Exercise aim:
Among the lines of the listing below, retype exactly those from the one containing "Write a web" through the one containing "const py = y => (B - y) / H;", both included. Do not include pictures.

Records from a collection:
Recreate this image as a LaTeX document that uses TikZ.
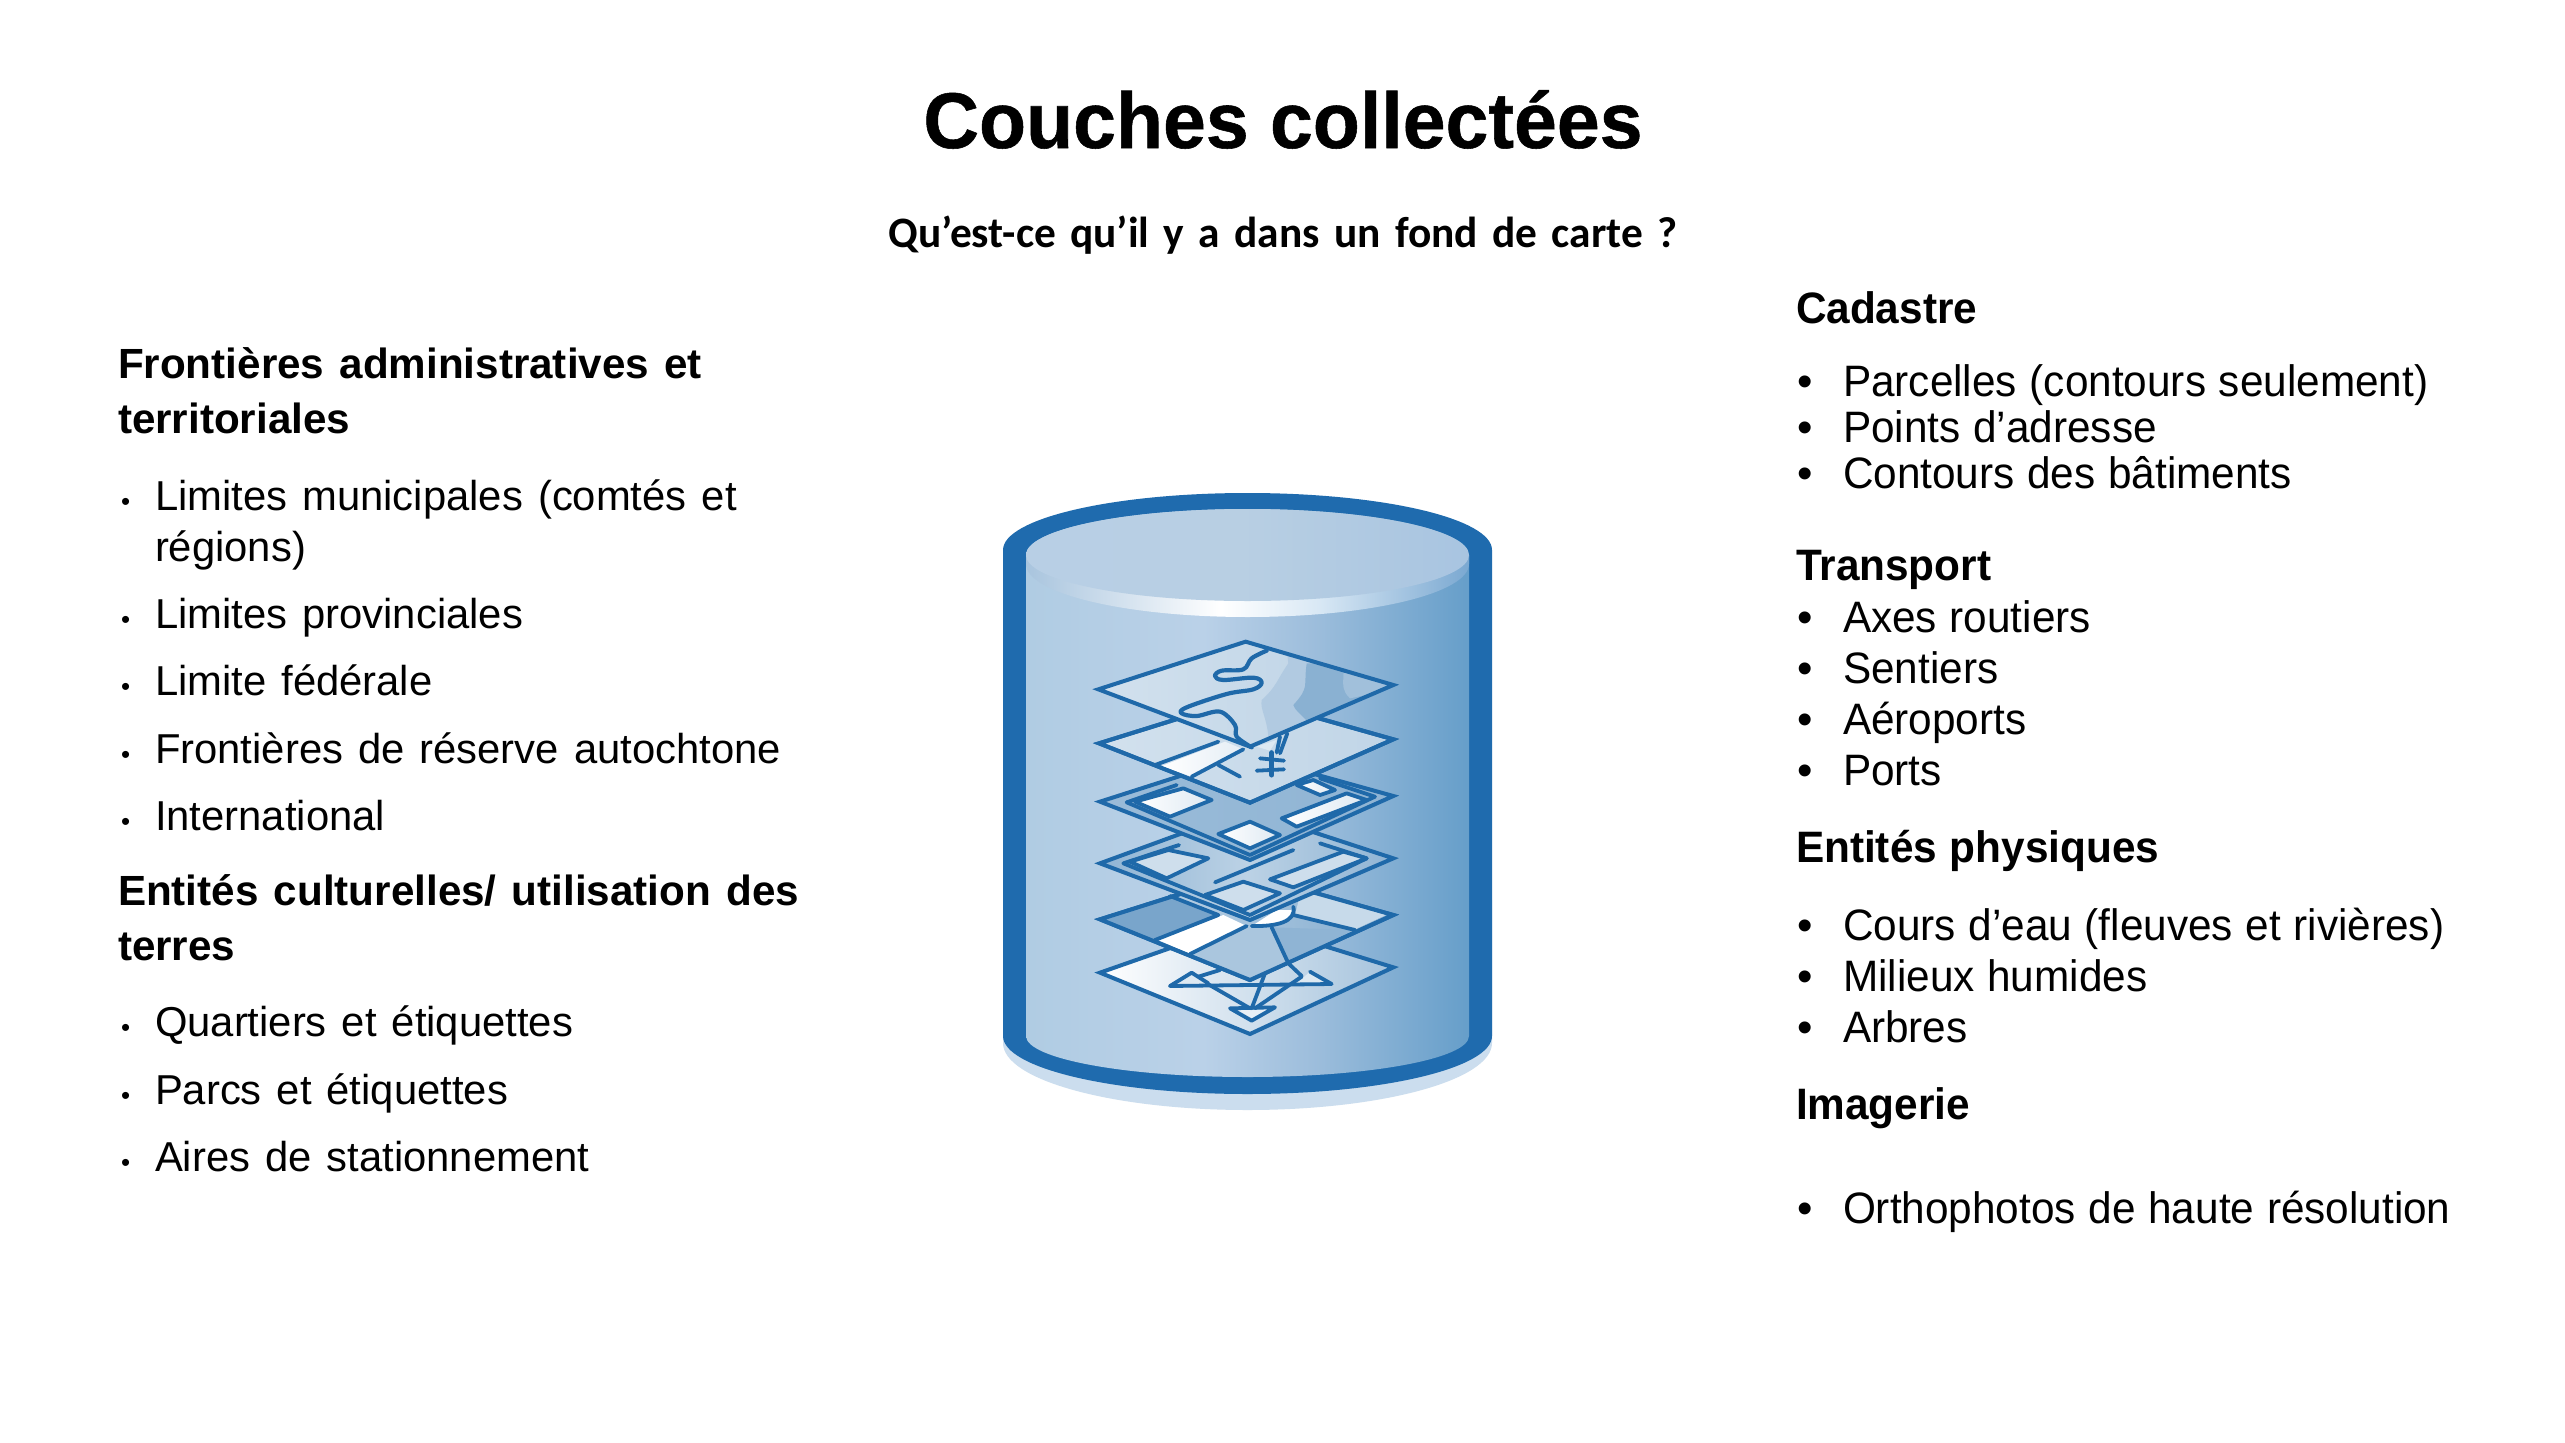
\documentclass[tikz,border=0pt]{standalone}
\usepackage{fontspec}
\setmainfont{Liberation Sans}
\newfontfamily\carl{Carlito}
\newfontfamily\tf[BoldFeatures={FakeBold=0.7}]{Liberation Sans}
\definecolor{lyr}{HTML}{1F69A9}
\definecolor{rimc}{HTML}{1F6BAE}
\definecolor{shad}{HTML}{CBDDEE}
\pgfdeclarehorizontalshading{bodysh}{100bp}{rgb(0bp)=(0.69,0.80,0.89);rgb(25bp)=(0.69,0.80,0.89);rgb(45bp)=(0.73,0.82,0.91);rgb(58bp)=(0.61,0.74,0.86);rgb(75bp)=(0.40,0.62,0.79);rgb(100bp)=(0.40,0.62,0.79)}
\pgfdeclarehorizontalshading{rimsh}{100bp}{rgb(0bp)=(0.66,0.77,0.87);rgb(25bp)=(0.66,0.77,0.87);rgb(47bp)=(1,1,1);rgb(58bp)=(0.85,0.91,0.96);rgb(75bp)=(0.48,0.66,0.82);rgb(100bp)=(0.48,0.66,0.82)}
\pgfdeclarehorizontalshading{lidsh}{100bp}{rgb(0bp)=(0.72,0.81,0.90);rgb(25bp)=(0.72,0.81,0.90);rgb(50bp)=(0.72,0.81,0.89);rgb(75bp)=(0.66,0.77,0.88);rgb(100bp)=(0.66,0.77,0.88)}
\newcommand{\fl}{\fontsize{41.8}{43}\selectfont\spaceskip=0.36em\relax}
\newcommand{\fh}{\fontsize{42.2}{43}\selectfont\spaceskip=0.36em\relax}
\newcommand{\fr}{\fontsize{44}{44}\selectfont\spaceskip=0.3em\relax}
\tikzset{
 x=1pt,y=-1pt,
 txt/.style={inner sep=0pt,outer sep=0pt,anchor=base west},
 hl/.style={txt,font=\fh\bfseries},
 il/.style={txt,font=\fl},
 hr/.style={txt,font=\fr\bfseries},
 ir/.style={txt,font=\fr},
 lay/.style={draw=lyr,line width=4pt,line join=miter,miter limit=4},
 lin/.style={draw=lyr,line width=3.8pt,line cap=round,line join=round},
 zt/.style={x=0.33333pt,y=-0.33333pt,xshift=1080pt,yshift=-630pt},
 zb/.style={x=0.33333pt,y=-0.33333pt,xshift=1080pt,yshift=-850pt},
}
\newcommand{\bl}{\makebox[37pt][l]{\hspace{3pt}\scalebox{.62}{•}}}
\newcommand{\br}{\makebox[47pt][l]{\hspace{1pt}•}}
\newcommand{\rs}[1]{\scalebox{.962}[1]{#1}}
\begin{document}
\begin{tikzpicture}
\useasboundingbox (0,0) rectangle (2565,1443);
\fill[white] (0,0) rectangle (2565,1443);

% cylinder
\fill[shad] (1003,1043) arc[start angle=180,end angle=360,x radius=244.5pt,y radius=67pt] -- (1492,900) -- (1003,900) -- cycle;
\fill[rimc] (1003,550) arc[start angle=180,end angle=0,x radius=244.5pt,y radius=57pt] -- (1492,1036) arc[start angle=0,end angle=-180,x radius=244.5pt,y radius=58pt] -- cycle;
\path[shading=bodysh] (1026,555) arc[start angle=180,end angle=0,x radius=221.5pt,y radius=46pt] -- (1469,1036) arc[start angle=0,end angle=-180,x radius=221.5pt,y radius=41pt] -- cycle;
\path[shading=rimsh] (1026,564) arc[start angle=180,end angle=360,x radius=221.5pt,y radius=53pt] -- (1469,555) -- (1026,555) -- cycle;
\path[shading=lidsh] (1247.5,555) ellipse[x radius=221.5pt,y radius=46pt];

% layer 6
\begin{scope}[zb]
\shade[lay,left color=white,right color=lyr!40!white] (60,368) -- (497,215) -- (940,352) -- (510,552) -- cycle;
\fill[white!85!lyr] (270,408) -- (335,368) -- (380,400) -- cycle;
\fill[white!85!lyr] (755,402) -- (690,365) -- (650,400) -- cycle;
\fill[white!90!lyr] (450,475) -- (585,472) -- (515,512) -- cycle;
\draw[lin] (270,408) -- (335,368) -- (385,400);
\draw[lin] (270,408) -- (755,402) -- (690,365);
\draw[lin] (450,475) -- (585,472) -- (515,512) -- cycle;
\draw[lin] (380,400) -- (510,475);
\draw[lin] (555,370) -- (515,475);
\draw[lin] (665,380) -- (525,475);
\draw[lin] (355,380) -- (420,360);
\end{scope}
% layer 5
\begin{scope}[zb]
\shade[lay,left color=lyr!25!white,right color=lyr!55!white] (60,208) -- (497,70) -- (940,195) -- (510,390) -- cycle;
\fill[lyr!60!white] (70,208) -- (270,138) -- (415,195) -- (225,270) -- cycle;
\fill[white!75!lyr] (660,135) -- (725,135) -- (918,195) -- (825,238) -- (645,195) -- cycle;
\fill[lyr!38!white] (340,315) -- (500,228) -- (575,232) -- (625,340) -- (510,388) -- cycle;
\fill[lyr!50!white] (575,232) -- (825,240) -- (625,335) -- cycle;
\fill[white] (235,270) -- (330,312) -- (500,228) -- (430,195) -- cycle;
\fill[white] (520,225) .. controls (590,225) and (640,215) .. (640,180) -- (590,180) -- cycle;
\draw[lin] (225,270) -- (415,195);
\draw[lin] (330,312) -- (500,228);
\draw[lin] (515,228) .. controls (590,230) and (650,215) .. (640,170);
\draw[lin] (640,195) -- (825,240);
\draw[lin] (575,232) -- (625,340) -- (665,378);
\draw[lin] (270,138) -- (415,195);
\draw[lay] (60,208) -- (497,70) -- (940,195) -- (510,390) -- cycle;
\end{scope}
% layer 4
\begin{scope}[zb]
\shade[lay,left color=lyr!50!white,right color=lyr!50!white,middle color=lyr!30!white] (60,40) -- (497,-120) -- (940,25) -- (510,210) -- cycle;
\draw[lin] (130,40) -- (297,-15);
\draw[lin] (130,40) -- (510,195) -- (860,25) -- (720,-20);
\path[lin,fill=lyr!22!white] (150,35) -- (265,0) -- (385,25) -- (260,85) -- cycle;
\path[lin,fill=lyr!22!white] (375,135) -- (490,95) -- (600,130) -- (490,180) -- cycle;
\path[lin,fill=lyr!22!white] (570,88) -- (790,5) -- (860,25) -- (640,112) -- cycle;
\draw[lin] (405,97) -- (640,0);
\end{scope}
% layer 3
\begin{scope}[zt]
\shade[lay,left color=lyr!45!white,right color=lyr!50!white] (60,515) -- (497,375) -- (940,498) -- (510,690) -- cycle;
\draw[lin] (140,517) -- (290,465);
\draw[lin] (140,517) -- (510,675) -- (885,500) -- (720,445);
\shade[lin,left color=white,right color=lyr!15!white] (165,515) -- (310,475) -- (395,510) -- (270,560) -- cycle;
\shade[lin,left color=white,right color=lyr!15!white] (415,612) -- (510,575) -- (600,615) -- (510,655) -- cycle;
\shade[lin,left color=white,right color=lyr!15!white] (605,565) -- (800,490) -- (860,510) -- (650,590) -- cycle;
\shade[lin,left color=white,right color=lyr!15!white] (650,465) -- (700,450) -- (765,480) -- (720,495) -- cycle;
\end{scope}
% layer 2
\begin{scope}[zt]
\shade[lay,left color=lyr!20!white,right color=lyr!28!white] (57,340) -- (497,203) -- (940,328) -- (510,518) -- cycle;
\shade[left color=white,right color=lyr!12!white] (245,408) -- (335,440) -- (490,358) -- (435,335) -- cycle;
\fill[white!85!lyr] (530,350) -- (590,330) -- (570,362) -- cycle;
\draw[lin] (225,405) -- (415,335);
\draw[lin] (335,440) -- (490,358);
\draw[lin] (415,405) -- (480,440);
\draw[lin] (600,320) -- (590,368);
\draw[lin] (622,310) -- (600,370);
\draw[lin,line width=5pt] (575,368) -- (575,435);
\draw[lin] (540,385) -- (612,392);
\draw[lin] (530,422) -- (612,418);
\draw[lay] (57,340) -- (497,203) -- (940,328) -- (510,518) -- cycle;
\end{scope}
% layer 1
\begin{scope}[zt]
\shade[left color=white!80!lyr,right color=lyr!30!white] (55,178) -- (497,35) -- (940,165) -- (510,350) -- cycle;
\begin{scope}
\clip (55,178) -- (497,35) -- (940,165) -- (510,350) -- cycle;
\fill[lyr!35!white] (620,60) -- (625,100) .. controls (590,150) and (590,170) .. (545,210) .. controls (540,240) and (560,260) .. (565,320) -- (700,320) -- (1000,165) -- cycle;
\fill[lyr!52!white] (680,100) .. controls (670,170) and (690,170) .. (640,225) .. controls (650,255) and (690,260) .. (700,320) -- (1000,165) -- (850,100) -- cycle;
\fill[lyr!42!white] (790,130) .. controls (790,170) and (785,180) .. (810,205) -- (1000,165) -- (850,120) -- cycle;
\end{scope}
\draw[lay] (55,178) -- (497,35) -- (940,165) -- (510,350) -- cycle;
\draw[lin,line width=4.2pt] plot[smooth,tension=0.6] coordinates {(560,62) (515,85) (490,118) (425,122) (405,138) (430,150) (520,143) (545,158) (520,178) (440,192) (320,232) (305,250) (350,258) (420,245) (465,285) (470,320) (515,352)};
\end{scope}

% title
\node[anchor=base,inner sep=0pt] (title) at (1283,148) {\tf\fontsize{79}{79}\selectfont\bfseries\scalebox{.975}[1]{Couches collectées}};
\node[anchor=base,inner sep=0pt] (sub) at (1283,247) {\carl\fontsize{43.4}{44}\selectfont\bfseries\spaceskip=0.33em\relax Qu’est-ce qu’il y a dans un fond de carte ?};

% left column
\node[hl] (a1) at (118,378) {Frontières administratives et};
\node[hl] (a2) at (118,433) {territoriales};
\node[il] (b1) at (118,510) {\bl Limites municipales (comtés et};
\node[il] (b2) at (155,561) {régions)};
\node[il] (b3) at (118,628) {\bl Limites provinciales};
\node[il] (b4) at (118,695) {\bl Limite fédérale};
\node[il] (b5) at (118,763) {\bl Frontières de réserve autochtone};
\node[il] (b6) at (118,830) {\bl International};
\node[hl] (c1) at (118,905) {Entités culturelles/ utilisation des};
\node[hl] (c2) at (118,960) {terres};
\node[il] (d1) at (118,1036) {\bl Quartiers et étiquettes};
\node[il] (d2) at (118,1104) {\bl Parcs et étiquettes};
\node[il] (d3) at (118,1171) {\bl Aires de stationnement};

% right column
\node[hr] (e0) at (1796,323) {\rs{Cadastre}};
\node[ir] (e1) at (1796,396) {\br\rs{Parcelles (contours seulement)}};
\node[ir] (e2) at (1796,442) {\br\rs{Points d’adresse}};
\node[ir] (e3) at (1796,488) {\br\rs{Contours des bâtiments}};
\node[hr] (f0) at (1796,580) {\rs{Transport}};
\node[ir] (f1) at (1796,632) {\br\rs{Axes routiers}};
\node[ir] (f2) at (1796,683) {\br\rs{Sentiers}};
\node[ir] (f3) at (1796,734) {\br\rs{Aéroports}};
\node[ir] (f4) at (1796,785) {\br\rs{Ports}};
\node[hr] (g0) at (1796,862) {\rs{Entités physiques}};
\node[ir] (g1) at (1796,940) {\br\rs{Cours d’eau (fleuves et rivières)}};
\node[ir] (g2) at (1796,991) {\br\rs{Milieux humides}};
\node[ir] (g3) at (1796,1042) {\br\rs{Arbres}};
\node[hr] (h0) at (1796,1119) {\rs{Imagerie}};
\node[ir] (h1) at (1796,1223) {\br\rs{Orthophotos de haute résolution}};
\end{tikzpicture}
\end{document}
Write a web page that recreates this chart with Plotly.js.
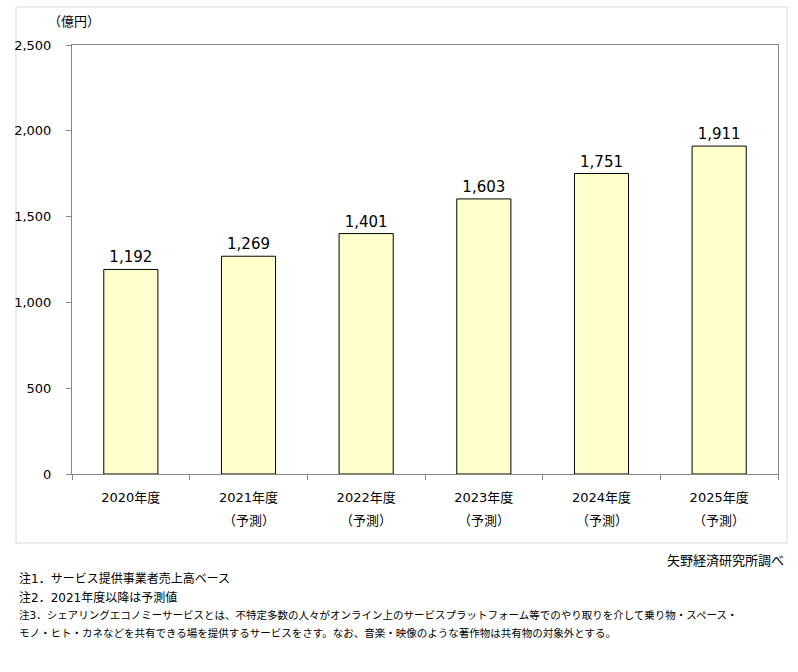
<!DOCTYPE html>
<html>
<head>
<meta charset="utf-8">
<script src="https://cdn.plot.ly/plotly-3.0.1.min.js"></script>
<style>html,body{margin:0;padding:0;background:#fff;}#chart{width:798px;height:672px;}</style>
</head>
<body>
<div id="chart"></div>
<script>
const categories = ["2020年度", "2021年度", "2022年度", "2023年度", "2024年度", "2025年度"];
const values = [1192, 1269, 1401, 1603, 1751, 1911];
const forecastFlags = [false, true, true, true, true, true];
const forecastLabel = "（予測）";
const yTickValues = [0, 500, 1000, 1500, 2000, 2500];
const unitLabel = "（億円）";
const sourceLabel = "矢野経済研究所調べ";
const notes = [
  "注1．サービス提供事業者売上高ベース",
  "注2．2021年度以降は予測値",
  "注3．シェアリングエコノミーサービスとは、不特定多数の人々がオンライン上のサービスプラットフォーム等でのやり取りを介して乗り物・スペース・",
  "モノ・ヒト・カネなどを共有できる場を提供するサービスをさす。なお、音楽・映像のような著作物は共有物の対象外とする。"
];

const FONT = "DejaVu Sans, 'Noto Sans CJK JP', sans-serif";
const L = 72, R = 778, T = 45, B = 474;
const W = R - L, H = B - T;
const px = x => (x - L) / W;
const py = y => (B - y) / H;

const annotations = [];
annotations.push({text: unitLabel, xref: 'paper', yref: 'paper', x: px(46), y: py(22),
  xanchor: 'left', yanchor: 'middle', showarrow: false, font: {family: FONT, size: 13, color: '#000'}});
categories.forEach((c, i) => {
  if (forecastFlags[i]) {
    annotations.push({text: forecastLabel, xref: 'x', yref: 'paper', x: c, y: py(520),
      xanchor: 'center', yanchor: 'middle', showarrow: false, font: {family: FONT, size: 13, color: '#000'}});
  }
});
annotations.push({text: sourceLabel, xref: 'paper', yref: 'paper', x: px(786), y: py(560),
  xanchor: 'right', yanchor: 'middle', showarrow: false, font: {family: FONT, size: 13, color: '#000'}});
const noteY = [578, 597, 615, 633];
const noteSize = [12, 12, 10.5, 10.5];
notes.forEach((n, i) => {
  annotations.push({text: n, xref: 'paper', yref: 'paper', x: px(17), y: py(noteY[i]),
    xanchor: 'left', yanchor: 'middle', showarrow: false, font: {family: FONT, size: noteSize[i], color: '#000'}});
});

const trace = {
  type: 'bar',
  x: categories,
  y: values,
  width: 0.46,
  marker: {color: '#ffffcc', line: {color: '#000', width: 1}},
  text: values.map(v => v.toLocaleString('en-US')),
  textposition: 'outside',
  textfont: {family: FONT, size: 15, color: '#000'},
  cliponaxis: false,
  hoverinfo: 'none'
};

const layout = {
  width: 798, height: 672,
  margin: {l: L, r: 798 - R, t: T, b: 672 - B, pad: 0},
  paper_bgcolor: '#fff', plot_bgcolor: '#fff',
  showlegend: false,
  font: {family: FONT, size: 13, color: '#000'},
  xaxis: {
    type: 'category', showgrid: false, zeroline: false,
    showline: true, linecolor: '#868686', linewidth: 1, mirror: true,
    ticks: 'outside', ticklen: 5, tickcolor: '#868686', tickson: 'boundaries',
    tickfont: {family: FONT, size: 13, color: '#000'}, ticklabelstandoff: 11
  },
  yaxis: {
    range: [0, 2500], tickvals: yTickValues, tickformat: ',',
    showgrid: false, zeroline: false,
    showline: true, linecolor: '#868686', linewidth: 1, mirror: true,
    ticks: 'outside', ticklen: 5, tickcolor: '#868686',
    tickfont: {family: FONT, size: 13, color: '#000'}, ticklabelstandoff: 12
  },
  shapes: [{type: 'rect', xref: 'paper', yref: 'paper', x0: px(16), x1: px(787), y0: py(543), y1: py(7),
    line: {color: '#d9d9d9', width: 1}, fillcolor: 'rgba(0,0,0,0)', layer: 'below'}],
  annotations: annotations
};

Plotly.newPlot('chart', [trace], layout, {staticPlot: true, displayModeBar: false});
</script>
</body>
</html>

Finished exercise:
Write a web page that recreates this chart with Plotly.js.
<!DOCTYPE html>
<html>
<head>
<meta charset="utf-8">
<script src="https://cdn.plot.ly/plotly-3.0.1.min.js"></script>
<style>html,body{margin:0;padding:0;background:#fff;}#chart{width:798px;height:672px;}</style>
</head>
<body>
<div id="chart"></div>
<script>
const categories = ["2020年度", "2021年度", "2022年度", "2023年度", "2024年度", "2025年度"];
const values = [1192, 1269, 1401, 1603, 1751, 1911];
const forecastFlags = [false, true, true, true, true, true];
const forecastLabel = "（予測）";
const yTickValues = [0, 500, 1000, 1500, 2000, 2500];
const unitLabel = "（億円）";
const sourceLabel = "矢野経済研究所調べ";
const notes = [
  "注1．サービス提供事業者売上高ベース",
  "注2．2021年度以降は予測値",
  "注3．シェアリングエコノミーサービスとは、不特定多数の人々がオンライン上のサービスプラットフォーム等でのやり取りを介して乗り物・スペース・",
  "モノ・ヒト・カネなどを共有できる場を提供するサービスをさす。なお、音楽・映像のような著作物は共有物の対象外とする。"
];

const FONT = "DejaVu Sans, 'Noto Sans CJK JP', sans-serif";
const L = 72, R = 778, T = 45, B = 474;
const W = R - L, H = B - T;
const px = x => (x - L) / W;
const py = y => (B - y) / H;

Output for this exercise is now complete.